Whenever the Arab League gets together for its biannual meetings, journalists in Cairo—where the pan-Arab body is based—joke that they can write the final communiqué themselves, as they wait for the officials to come out of their meetings and talk to the media. Seven years might have passed since the last major Israeli-Palestinian peace talks, but the same things are always said at these summits, so we might as well have played the Cairo press packs’ game of inking the final statement ourselves.
Being in the region—I was in Cairo at the beginning of November, and I’m writing this from Tel Aviv—it’s easy to see why Annapolis produced nothing new: Both Arab and Israeli politics have failed to produce anything new for years now.
I was a correspondent for Reuters News Agency in Jerusalem in 1998. I came back for the first time in nine years so that I could speak at a Tel Aviv University conference marking the 30th anniversary of Egyptian President Anwar Sadat’s surprise visit to Israel, which I wrote about in a column. To this day, I am still in trouble with Egyptian State Security for living in Israel.
Surveying the Israeli political scene since my return, it was as if the major players have spent the past nine years engaged in a bizarre game of musical chairs. The same names are still on the scene—they’re just sitting in different chairs.
On the Palestinian political scene, resist the temptation to confuse combustibility with change or new ideas. Just as they were back in the 1990s, Fatah and Hamas are still fighting it out—only more overtly now. New and alternative voices are pushed aside, discouraged and marginalized.
In Egypt, it’s just the regime and the Muslim Brotherhood on the political stage at the moment, and it looks like our republic will give birth to dynastic politics that will install the president’s son into the presidency. It’s no wonder that with the same man ruling for the past 26 years, Egypt—long considered the leader of the Arab world—has run out of ideas.
And so on and so forth.
Old and stale ideas are natural outcomes of old and stale politicians. Just because President Bush—14 months away from the end of his presidency—has suddenly realized he’s done nothing substantial to push along peace, that doesn’t mean that his invitations to the White House alone are sufficient.
On the political level in the Middle East, I am resolutely pessimistic. Annapolis didn’t change that.
Where it did help, though, was to provide a poignant backdrop for the Tel Aviv University conference on Nov. 28 and 29. As Dr. Mira Tzoreff, an Egypt expert at the Moshe Dayan Center for Middle Eastern and African Studies, was planning the conference this summer, Bush gave her quite a gift by saying he’d host the Annapolis talks sometime in November.

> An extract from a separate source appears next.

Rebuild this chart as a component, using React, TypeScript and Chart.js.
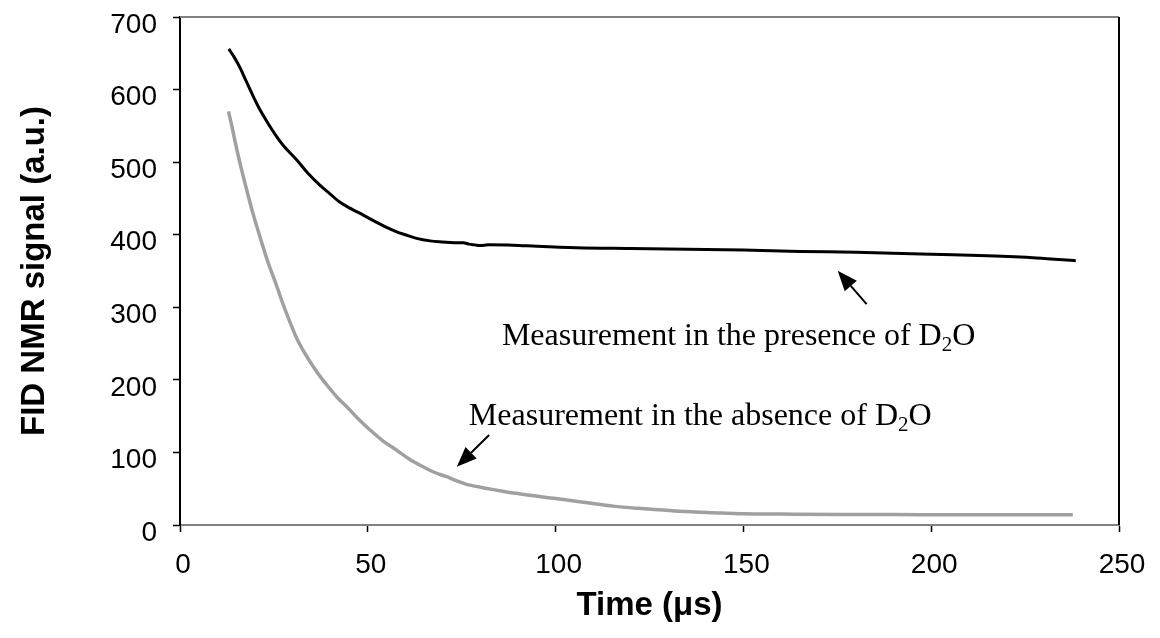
import React, { useEffect, useRef } from "react";
import { Chart, registerables } from "chart.js";

Chart.register(...registerables);

// Measurement in the presence of D2O (black)
const presenceTime = [
  13.0, 14.5, 16.0, 17.5, 19.1, 21.0, 23.5, 25.5, 27.5, 31.1, 34.0, 37.3, 40.0, 42.5, 45.5, 48.8,
  52.0, 55.0, 57.7, 60.0, 63.0, 66.6, 70.0, 73.0, 75.4, 77.0, 78.5, 80.0, 82.0, 88.7, 95.0, 105.6,
  120.0, 135.0, 150.0, 165.0, 180.0, 200.0, 215.0, 228.0, 238.5,
];
const presenceSignal = [
  656, 644, 630, 613, 595, 575, 553, 537, 523, 503, 485, 468, 456, 445, 436, 427,
  418, 410, 404, 400, 395, 391.5, 390, 389, 389, 387, 386, 385, 386, 385.6, 384, 382,
  381, 380, 379, 377, 376, 373, 371, 368, 364,
];

// Measurement in the absence of D2O (grey)
const absenceTime = [
  12.9, 13.8, 14.6, 16.0, 17.8, 19.5, 21.3, 23.5, 25.7, 27.1, 29.7, 31.1, 33.3, 35.5, 37.7, 39.9,
  42.0, 44.4, 47.5, 50.6, 54.0, 57.7, 61.0, 64.8, 68.0, 71.0, 73.5, 76.3, 80.0, 84.3, 88.7, 93.2,
  97.5, 102.1, 108.0, 115.4, 122.0, 128.7, 135.0, 142.0, 150.0, 160.0, 175.0, 190.0, 205.0, 220.0, 237.7,
];
const absenceSignal = [
  570, 550, 530, 498, 461, 428, 397, 361, 330, 309, 274, 257, 236, 218, 202, 188,
  175, 163, 146, 131, 116, 103, 91, 80, 72, 66.5, 61, 56, 52, 48, 44, 41,
  38, 35, 31, 26, 23, 20.6, 18.5, 17, 15.5, 15, 14.5, 14.5, 14, 14, 14,
];

const xTickValues = [0, 50, 100, 150, 200, 250];
const yTickValues = [0, 100, 200, 300, 400, 500, 600, 700];

const xTitle = "Time (\u03bcs)";
const yTitle = "FID NMR signal (a.u.)";

// annotation labels: anchor (left, baseline) in data units
const labelTexts = ["Measurement in the presence of D", "Measurement in the absence of D"];
const labelSubs = ["2", "2"];
const labelTails = ["O", "O"];
const labelTime = [85.7, 76.9];
const labelSignal = [247.9, 137.7];

// arrows: from (tail) -> to (tip), data units
const arrowFromTime = [182.8, 82.3];
const arrowFromSignal = [304.3, 123.9];
const arrowToTime = [175.1, 73.7];
const arrowToSignal = [350.2, 80.3];

const SERIF = "'Liberation Serif', 'Times New Roman', serif";
const SANS = "'Liberation Sans', Arial, sans-serif";

const overlayPlugin = {
  id: "overlay",
  afterDraw(chart: any) {
    const ctx = chart.ctx as CanvasRenderingContext2D;
    const xs = chart.scales.x;
    const ys = chart.scales.y;
    const area = chart.chartArea;
    ctx.save();
    // top and right frame
    ctx.lineWidth = 2;
    ctx.strokeStyle = "#808080";
    ctx.beginPath();
    ctx.moveTo(area.left, area.top);
    ctx.lineTo(area.right, area.top);
    ctx.stroke();
    ctx.strokeStyle = "#000";
    ctx.beginPath();
    ctx.moveTo(area.right, area.top);
    ctx.lineTo(area.right, area.bottom);
    ctx.stroke();

    // labels
    ctx.fillStyle = "#000";
    ctx.textBaseline = "alphabetic";
    ctx.textAlign = "left";
    for (let i = 0; i < labelTexts.length; i++) {
      let x = xs.getPixelForValue(labelTime[i]);
      const y = ys.getPixelForValue(labelSignal[i]);
      ctx.font = `32px ${SERIF}`;
      ctx.fillText(labelTexts[i], x, y);
      x += ctx.measureText(labelTexts[i]).width;
      ctx.font = `21px ${SERIF}`;
      ctx.fillText(labelSubs[i], x, y + 6);
      x += ctx.measureText(labelSubs[i]).width;
      ctx.font = `32px ${SERIF}`;
      ctx.fillText(labelTails[i], x, y);
    }

    // arrows
    for (let i = 0; i < arrowFromTime.length; i++) {
      const x0 = xs.getPixelForValue(arrowFromTime[i]);
      const y0 = ys.getPixelForValue(arrowFromSignal[i]);
      const x1 = xs.getPixelForValue(arrowToTime[i]);
      const y1 = ys.getPixelForValue(arrowToSignal[i]);
      const ang = Math.atan2(y1 - y0, x1 - x0);
      const headLen = 20;
      const headHalf = 8;
      const bx = x1 - headLen * Math.cos(ang);
      const by = y1 - headLen * Math.sin(ang);
      ctx.strokeStyle = "#000";
      ctx.lineWidth = 2;
      ctx.beginPath();
      ctx.moveTo(x0, y0);
      ctx.lineTo(bx, by);
      ctx.stroke();
      ctx.beginPath();
      ctx.moveTo(x1, y1);
      ctx.lineTo(bx + headHalf * Math.sin(ang), by - headHalf * Math.cos(ang));
      ctx.lineTo(bx - headHalf * Math.sin(ang), by + headHalf * Math.cos(ang));
      ctx.closePath();
      ctx.fill();
    }
    ctx.restore();
  },
};

export default function App() {
  const canvasRef = useRef<HTMLCanvasElement | null>(null);

  useEffect(() => {
    const canvas = canvasRef.current;
    if (!canvas) return;
    const presence = presenceTime.map((t, i) => ({ x: t, y: presenceSignal[i] }));
    const absence = absenceTime.map((t, i) => ({ x: t, y: absenceSignal[i] }));
    const chart = new Chart(canvas, {
      type: "scatter",
      data: {
        datasets: [
          {
            label: "presence",
            data: presence,
            showLine: true,
            borderColor: "#000000",
            borderWidth: 3,
            pointRadius: 0,
            cubicInterpolationMode: "monotone",
          },
          {
            label: "absence",
            data: absence,
            showLine: true,
            borderColor: "#a0a0a0",
            borderWidth: 3.5,
            pointRadius: 0,
            cubicInterpolationMode: "monotone",
          },
        ],
      },
      options: {
        animation: false,
        responsive: true,
        maintainAspectRatio: false,
        layout: { padding: { top: 17, right: 41, left: 0, bottom: 0 } },
        plugins: {
          legend: { display: false },
          tooltip: { enabled: false },
        },
        scales: {
          x: {
            type: "linear",
            min: 0,
            max: 250,
            afterFit: (s: any) => {
              s.height = 113;
              s.paddingLeft = 0;
              s.paddingRight = 0;
            },
            afterBuildTicks: (s: any) => {
              s.ticks = xTickValues.map((v) => ({ value: v }));
            },
            ticks: {
              color: "#000",
              font: { family: SANS, size: 28 },
              padding: 16,
              maxRotation: 0,
              labelOffset: 3,
            },
            grid: {
              drawOnChartArea: false,
              drawTicks: true,
              tickLength: 7,
              color: "#000",
              tickWidth: 1.5,
            },
            border: { color: "#808080", width: 2 },
            title: {
              display: true,
              text: xTitle,
              color: "#000",
              font: { family: SANS, size: 33, weight: "bold" },
              padding: { top: 0, bottom: 12 },
            },
          },
          y: {
            type: "linear",
            min: 0,
            max: 700,
            afterFit: (s: any) => {
              s.width = 180;
              s.paddingTop = 0;
              s.paddingBottom = 0;
            },
            afterBuildTicks: (s: any) => {
              s.ticks = yTickValues.map((v) => ({ value: v }));
            },
            ticks: {
              color: "#000",
              font: { family: SANS, size: 28 },
              padding: 16,
              labelOffset: 8,
            },
            grid: {
              drawOnChartArea: false,
              drawTicks: true,
              tickLength: 7,
              color: "#000",
              tickWidth: 1.5,
            },
            border: { color: "#000", width: 2 },
            title: {
              display: true,
              text: yTitle,
              color: "#000",
              font: { family: SANS, size: 33, weight: "bold" },
              padding: { top: 15, bottom: 15 },
            },
          },
        },
      },
      plugins: [overlayPlugin],
    });
    return () => chart.destroy();
  }, []);

  return (
    <div style={{ position: "fixed", left: 0, top: 0, width: 1160, height: 638, background: "#fff" }}>
      <canvas ref={canvasRef} />
    </div>
  );
}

So as we meet for the conference to discuss Israeli-Egyptian relations 30 years after that historic visit, there are lessons to be learned from the Camp David peace treaty that are useful for all peace talks.
The young Egyptians I interviewed for my conference presentation embodied those lessons. They were all born after Sadat’s visit. In other words, for their entire lives, Egypt has been at peace with Israel. And yet although those young people disagreed on support for Sadat’s peace initiative, they all shared a negative attitude toward Israel. Unless Israel made peace with the Palestinians and ended its occupation, they said they would never accept it.
Hostility toward Israel can also be traced to the Egyptian regime’s continued scapegoating of Israel over the years—made easier by Israel’s continued settlement expansion and its heavy-handed attacks on Lebanon last summer.
Thirty years after making peace, Israeli journalists who visit Egypt are often snubbed, and Egyptians refuse to visit Israel altogether.
Even so, Tzoreff insists that she will never lose her optimism. It takes nerves of steel to be an Israeli academic organizing a conference to mark the 30th anniversary of an Egyptian leader’s visit. The Egyptian ambassador didn’t take part in the opening night’s proceedings, sending his number two, instead.
I am the only Egyptian invited who agreed to come. I know there aren’t any Egyptian academics who organized similar conferences to which they invited Israelis. And yet those young Egyptians who were uniformly negative in their attitudes toward Israel were still curious to hear how Israelis viewed them and reacted to their comments at the Tel Aviv University conference.
Many co-existence efforts go unnoticed, but it is these nonpolitical actors who are coming up with the new ideas. The leaders at Annapolis have run out of them.